THE REQUEST:
Without the images, write out the whole listing exactly.
::::::::::
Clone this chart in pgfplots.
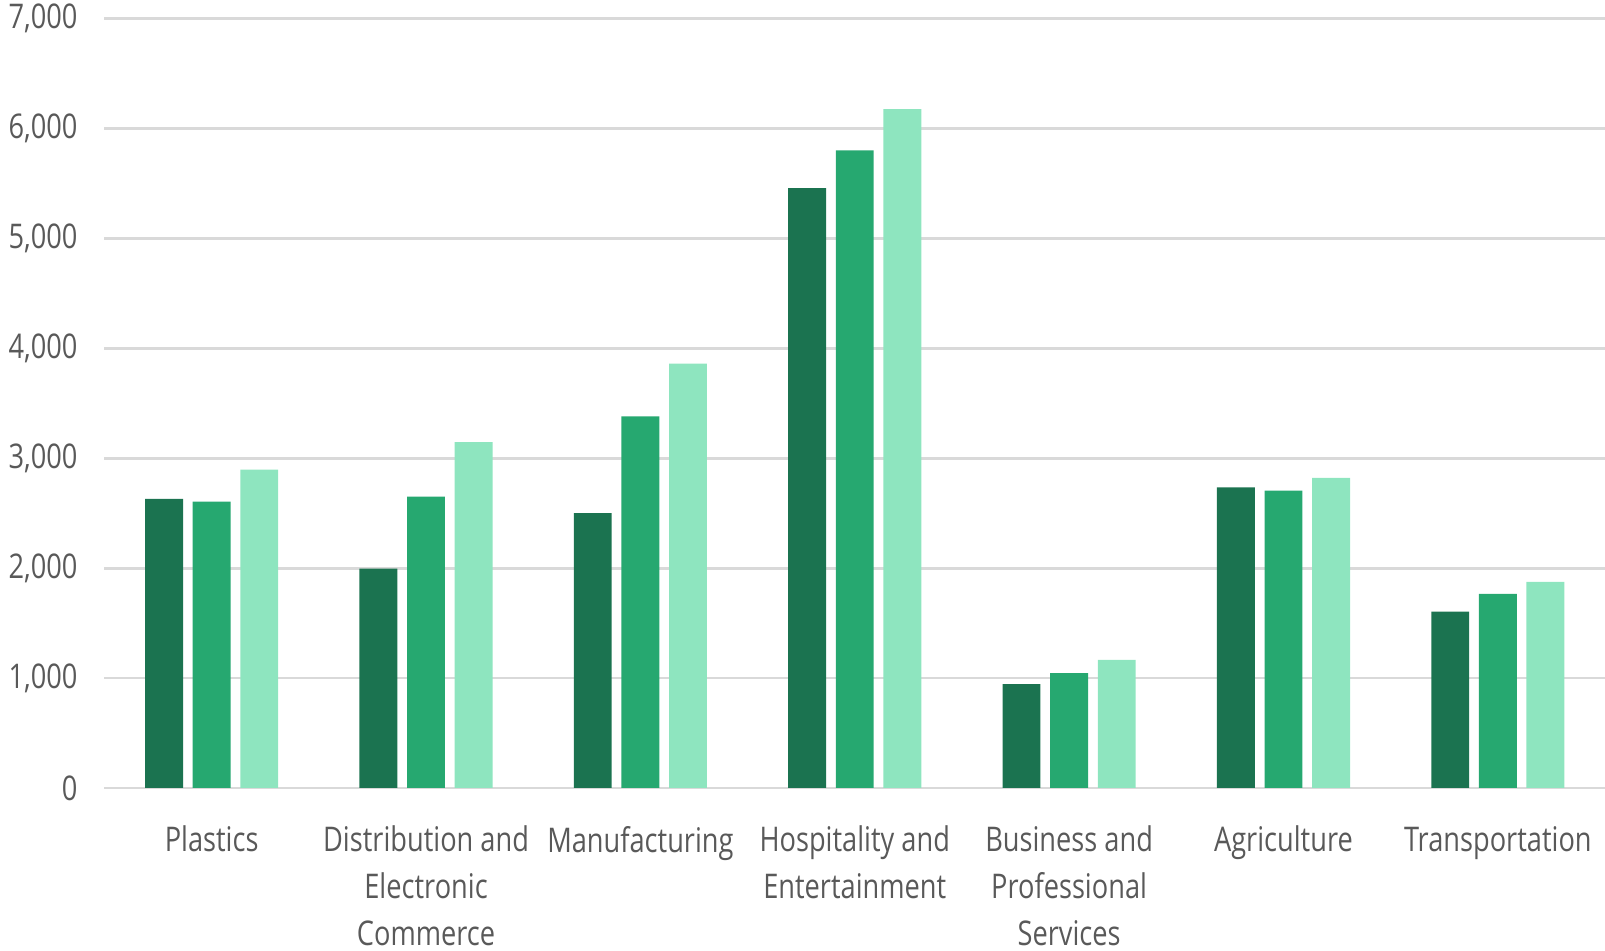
\documentclass[border=0pt]{standalone}
\usepackage{fontspec}
\setmainfont[FakeStretch=0.8]{Open Sans}
\usepackage{pgfplots}
\pgfplotsset{compat=1.18}
\definecolor{gdark}{RGB}{27,115,80}
\definecolor{gmid}{RGB}{38,168,112}
\definecolor{glight}{RGB}{142,229,191}
\definecolor{txt}{RGB}{89,89,89}
\definecolor{gridgray}{RGB}{217,217,217}
\begin{document}
\begin{tikzpicture}
\begin{axis}[
  scale only axis,
  width=750.25pt, height=384.8pt,
  at={(0,0)}, anchor=south west,
  xmin=-0.5, xmax=6.5, ymin=0, ymax=7000,
  ybar, bar width=18.95pt,
  axis line style={draw=none},
  major tick length=0pt,
  ymajorgrids, major grid style={color=gridgray, line width=1.4pt},
  ytick={0,1000,...,7000},
  xtick={0,...,6},
  xticklabels={Plastics,
    Distribution and\\Electronic\\Commerce,
    Manufacturing,
    Hospitality and\\Entertainment,
    Business and\\Professional\\Services,
    Agriculture,
    Transportation},
  /pgf/number format/assume math mode=true,
  /pgf/number format/1000 sep={,},
  ticklabel style={font=\fontsize{17}{23.5}\selectfont, text=txt},
  xticklabel style={align=center, anchor=north, yshift=-15.5pt},
  yticklabel style={anchor=east, xshift=-10pt},
]
% three series, one bar per sector
\addplot[fill=gdark, draw=none, bar shift=-23.8pt] coordinates
  {(0,2630) (1,1995) (2,2500) (3,5455) (4,945) (5,2735) (6,1605)};
\addplot[fill=gmid, draw=none, bar shift=0pt] coordinates
  {(0,2605) (1,2650) (2,3380) (3,5800) (4,1045) (5,2705) (6,1765)};
\addplot[fill=glight, draw=none, bar shift=23.8pt] coordinates
  {(0,2895) (1,3145) (2,3860) (3,6175) (4,1165) (5,2820) (6,1875)};
\end{axis}
\pgfresetboundingbox
\path[use as bounding box] (-52.25pt,-81.5pt) rectangle (750.25pt,394pt);
\end{tikzpicture}
\end{document}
::::::::::
EXERCISE RESULT:
Clone this chart in pgfplots.
\documentclass[border=0pt]{standalone}
\usepackage{fontspec}
\setmainfont[FakeStretch=0.8]{Open Sans}
\usepackage{pgfplots}
\pgfplotsset{compat=1.18}
\definecolor{gdark}{RGB}{27,115,80}
\definecolor{gmid}{RGB}{38,168,112}
\definecolor{glight}{RGB}{142,229,191}
\definecolor{txt}{RGB}{89,89,89}
\definecolor{gridgray}{RGB}{217,217,217}
\begin{document}
\begin{tikzpicture}
\begin{axis}[
  scale only axis,
  width=750.25pt, height=384.8pt,
  at={(0,0)}, anchor=south west,
  xmin=-0.5, xmax=6.5, ymin=0, ymax=7000,
  ybar, bar width=18.95pt,
  axis line style={draw=none},
  major tick length=0pt,
  ymajorgrids, major grid style={color=gridgray, line width=1.4pt},
  ytick={0,1000,...,7000},
  xtick={0,...,6},
  xticklabels={Plastics,
    Distribution and\\Electronic\\Commerce,
    Manufacturing,
    Hospitality and\\Entertainment,
    Business and\\Professional\\Services,
    Agriculture,
    Transportation},
  /pgf/number format/assume math mode=true,
  /pgf/number format/1000 sep={,},
  ticklabel style={font=\fontsize{17}{23.5}\selectfont, text=txt},
  xticklabel style={align=center, anchor=north, yshift=-15.5pt},
  yticklabel style={anchor=east, xshift=-10pt},
]
% three series, one bar per sector
\addplot[fill=gdark, draw=none, bar shift=-23.8pt] coordinates
  {(0,2630) (1,1995) (2,2500) (3,5455) (4,945) (5,2735) (6,1605)};
\addplot[fill=gmid, draw=none, bar shift=0pt] coordinates
  {(0,2605) (1,2650) (2,3380) (3,5800) (4,1045) (5,2705) (6,1765)};
\addplot[fill=glight, draw=none, bar shift=23.8pt] coordinates
  {(0,2895) (1,3145) (2,3860) (3,6175) (4,1165) (5,2820) (6,1875)};
\end{axis}
\pgfresetboundingbox
\path[use as bounding box] (-52.25pt,-81.5pt) rectangle (750.25pt,394pt);
\end{tikzpicture}
\end{document}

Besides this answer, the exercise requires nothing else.